:: AIM ::
Set down all of the data that follows word for word, without the images.
:: SOURCE EXCERPT
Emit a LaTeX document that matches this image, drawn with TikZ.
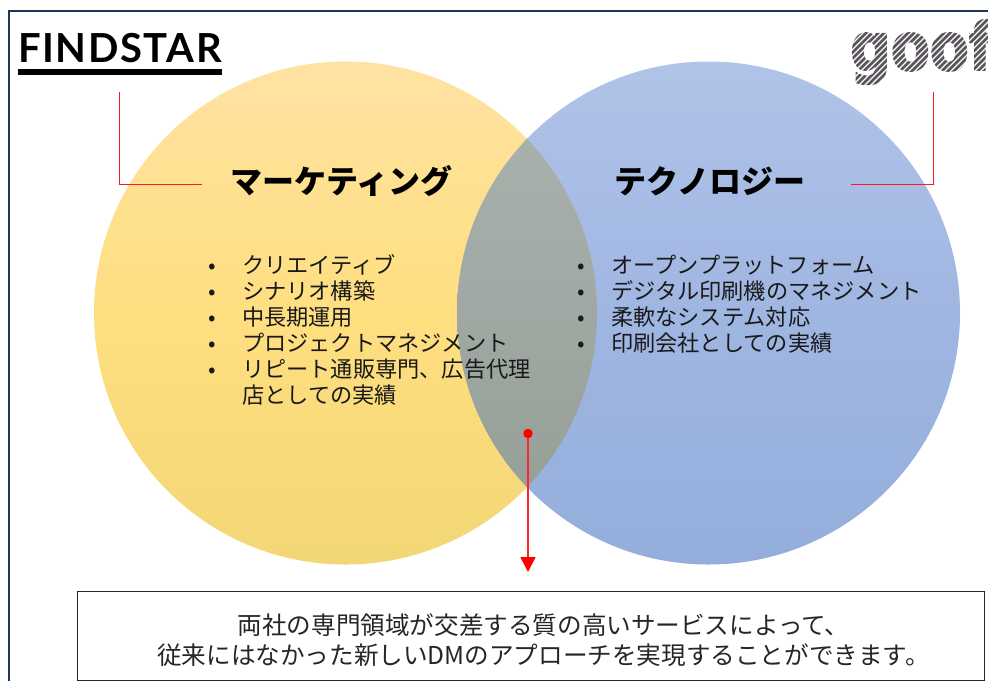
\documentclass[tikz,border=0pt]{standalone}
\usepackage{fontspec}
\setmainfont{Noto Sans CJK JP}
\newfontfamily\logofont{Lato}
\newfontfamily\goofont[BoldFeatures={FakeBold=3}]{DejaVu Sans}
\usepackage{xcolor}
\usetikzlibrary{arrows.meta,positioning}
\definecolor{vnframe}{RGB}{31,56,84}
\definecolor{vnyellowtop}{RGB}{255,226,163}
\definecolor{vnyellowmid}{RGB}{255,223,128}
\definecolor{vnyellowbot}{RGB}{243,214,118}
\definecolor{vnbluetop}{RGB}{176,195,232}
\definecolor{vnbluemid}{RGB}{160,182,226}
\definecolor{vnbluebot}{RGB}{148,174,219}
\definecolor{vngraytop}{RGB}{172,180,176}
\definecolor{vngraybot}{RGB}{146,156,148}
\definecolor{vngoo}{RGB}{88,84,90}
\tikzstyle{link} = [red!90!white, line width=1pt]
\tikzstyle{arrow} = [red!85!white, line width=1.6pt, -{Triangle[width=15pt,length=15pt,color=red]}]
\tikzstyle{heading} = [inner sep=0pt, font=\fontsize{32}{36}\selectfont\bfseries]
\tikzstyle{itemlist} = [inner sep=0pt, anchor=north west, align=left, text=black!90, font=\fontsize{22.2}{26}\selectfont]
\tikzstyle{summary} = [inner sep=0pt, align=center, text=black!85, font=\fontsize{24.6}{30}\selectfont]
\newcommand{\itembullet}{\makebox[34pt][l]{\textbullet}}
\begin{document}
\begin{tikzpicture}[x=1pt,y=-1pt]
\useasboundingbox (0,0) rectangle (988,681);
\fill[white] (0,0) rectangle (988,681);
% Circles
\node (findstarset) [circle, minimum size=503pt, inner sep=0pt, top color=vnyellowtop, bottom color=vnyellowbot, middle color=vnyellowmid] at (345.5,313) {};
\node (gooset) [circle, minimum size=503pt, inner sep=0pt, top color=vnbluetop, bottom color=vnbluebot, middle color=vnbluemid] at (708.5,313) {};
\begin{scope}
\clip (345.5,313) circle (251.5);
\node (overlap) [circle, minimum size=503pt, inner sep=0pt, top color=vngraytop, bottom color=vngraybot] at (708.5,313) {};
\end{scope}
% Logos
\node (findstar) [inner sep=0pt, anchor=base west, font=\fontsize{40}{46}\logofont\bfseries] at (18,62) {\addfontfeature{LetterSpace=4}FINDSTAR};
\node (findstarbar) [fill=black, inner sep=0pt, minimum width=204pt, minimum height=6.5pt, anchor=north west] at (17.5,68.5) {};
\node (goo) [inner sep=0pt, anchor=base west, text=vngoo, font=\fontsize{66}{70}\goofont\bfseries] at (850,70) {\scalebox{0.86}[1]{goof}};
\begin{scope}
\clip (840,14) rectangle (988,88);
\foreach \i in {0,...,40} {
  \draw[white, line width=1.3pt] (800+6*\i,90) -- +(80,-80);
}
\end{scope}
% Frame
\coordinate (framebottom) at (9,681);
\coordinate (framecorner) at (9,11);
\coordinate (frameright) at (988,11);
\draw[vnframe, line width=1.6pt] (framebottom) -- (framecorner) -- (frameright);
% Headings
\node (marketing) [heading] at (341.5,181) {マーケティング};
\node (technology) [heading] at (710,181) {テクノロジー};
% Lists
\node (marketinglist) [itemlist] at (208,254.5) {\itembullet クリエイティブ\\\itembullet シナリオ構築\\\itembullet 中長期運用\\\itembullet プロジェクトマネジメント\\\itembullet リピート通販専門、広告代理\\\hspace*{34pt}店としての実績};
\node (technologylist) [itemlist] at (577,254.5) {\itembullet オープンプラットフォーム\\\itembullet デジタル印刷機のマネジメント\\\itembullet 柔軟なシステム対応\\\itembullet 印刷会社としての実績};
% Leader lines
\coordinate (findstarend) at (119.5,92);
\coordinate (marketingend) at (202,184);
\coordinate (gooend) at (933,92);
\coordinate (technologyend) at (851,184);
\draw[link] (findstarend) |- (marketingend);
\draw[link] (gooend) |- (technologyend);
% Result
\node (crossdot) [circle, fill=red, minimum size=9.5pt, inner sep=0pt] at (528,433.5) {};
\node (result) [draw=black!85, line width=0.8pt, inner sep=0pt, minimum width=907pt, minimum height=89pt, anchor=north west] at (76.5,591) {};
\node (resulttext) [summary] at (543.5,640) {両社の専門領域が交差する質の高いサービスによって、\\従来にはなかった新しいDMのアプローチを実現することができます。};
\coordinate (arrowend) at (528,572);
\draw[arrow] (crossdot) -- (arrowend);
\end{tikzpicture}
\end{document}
::::
:: EXPECTED ANSWER ::
Emit a LaTeX document that matches this image, drawn with TikZ.
\documentclass[tikz,border=0pt]{standalone}
\usepackage{fontspec}
\setmainfont{Noto Sans CJK JP}
\newfontfamily\logofont{Lato}
\newfontfamily\goofont[BoldFeatures={FakeBold=3}]{DejaVu Sans}
\usepackage{xcolor}
\usetikzlibrary{arrows.meta,positioning}
\definecolor{vnframe}{RGB}{31,56,84}
\definecolor{vnyellowtop}{RGB}{255,226,163}
\definecolor{vnyellowmid}{RGB}{255,223,128}
\definecolor{vnyellowbot}{RGB}{243,214,118}
\definecolor{vnbluetop}{RGB}{176,195,232}
\definecolor{vnbluemid}{RGB}{160,182,226}
\definecolor{vnbluebot}{RGB}{148,174,219}
\definecolor{vngraytop}{RGB}{172,180,176}
\definecolor{vngraybot}{RGB}{146,156,148}
\definecolor{vngoo}{RGB}{88,84,90}
\tikzstyle{link} = [red!90!white, line width=1pt]
\tikzstyle{arrow} = [red!85!white, line width=1.6pt, -{Triangle[width=15pt,length=15pt,color=red]}]
\tikzstyle{heading} = [inner sep=0pt, font=\fontsize{32}{36}\selectfont\bfseries]
\tikzstyle{itemlist} = [inner sep=0pt, anchor=north west, align=left, text=black!90, font=\fontsize{22.2}{26}\selectfont]
\tikzstyle{summary} = [inner sep=0pt, align=center, text=black!85, font=\fontsize{24.6}{30}\selectfont]
\newcommand{\itembullet}{\makebox[34pt][l]{\textbullet}}
\begin{document}
\begin{tikzpicture}[x=1pt,y=-1pt]
\useasboundingbox (0,0) rectangle (988,681);
\fill[white] (0,0) rectangle (988,681);
% Circles
\node (findstarset) [circle, minimum size=503pt, inner sep=0pt, top color=vnyellowtop, bottom color=vnyellowbot, middle color=vnyellowmid] at (345.5,313) {};
\node (gooset) [circle, minimum size=503pt, inner sep=0pt, top color=vnbluetop, bottom color=vnbluebot, middle color=vnbluemid] at (708.5,313) {};
\begin{scope}
\clip (345.5,313) circle (251.5);
\node (overlap) [circle, minimum size=503pt, inner sep=0pt, top color=vngraytop, bottom color=vngraybot] at (708.5,313) {};
\end{scope}
% Logos
\node (findstar) [inner sep=0pt, anchor=base west, font=\fontsize{40}{46}\logofont\bfseries] at (18,62) {\addfontfeature{LetterSpace=4}FINDSTAR};
\node (findstarbar) [fill=black, inner sep=0pt, minimum width=204pt, minimum height=6.5pt, anchor=north west] at (17.5,68.5) {};
\node (goo) [inner sep=0pt, anchor=base west, text=vngoo, font=\fontsize{66}{70}\goofont\bfseries] at (850,70) {\scalebox{0.86}[1]{goof}};
\begin{scope}
\clip (840,14) rectangle (988,88);
\foreach \i in {0,...,40} {
  \draw[white, line width=1.3pt] (800+6*\i,90) -- +(80,-80);
}
\end{scope}
% Frame
\coordinate (framebottom) at (9,681);
\coordinate (framecorner) at (9,11);
\coordinate (frameright) at (988,11);
\draw[vnframe, line width=1.6pt] (framebottom) -- (framecorner) -- (frameright);
% Headings
\node (marketing) [heading] at (341.5,181) {マーケティング};
\node (technology) [heading] at (710,181) {テクノロジー};
% Lists
\node (marketinglist) [itemlist] at (208,254.5) {\itembullet クリエイティブ\\\itembullet シナリオ構築\\\itembullet 中長期運用\\\itembullet プロジェクトマネジメント\\\itembullet リピート通販専門、広告代理\\\hspace*{34pt}店としての実績};
\node (technologylist) [itemlist] at (577,254.5) {\itembullet オープンプラットフォーム\\\itembullet デジタル印刷機のマネジメント\\\itembullet 柔軟なシステム対応\\\itembullet 印刷会社としての実績};
% Leader lines
\coordinate (findstarend) at (119.5,92);
\coordinate (marketingend) at (202,184);
\coordinate (gooend) at (933,92);
\coordinate (technologyend) at (851,184);
\draw[link] (findstarend) |- (marketingend);
\draw[link] (gooend) |- (technologyend);
% Result
\node (crossdot) [circle, fill=red, minimum size=9.5pt, inner sep=0pt] at (528,433.5) {};
\node (result) [draw=black!85, line width=0.8pt, inner sep=0pt, minimum width=907pt, minimum height=89pt, anchor=north west] at (76.5,591) {};
\node (resulttext) [summary] at (543.5,640) {両社の専門領域が交差する質の高いサービスによって、\\従来にはなかった新しいDMのアプローチを実現することができます。};
\coordinate (arrowend) at (528,572);
\draw[arrow] (crossdot) -- (arrowend);
\end{tikzpicture}
\end{document}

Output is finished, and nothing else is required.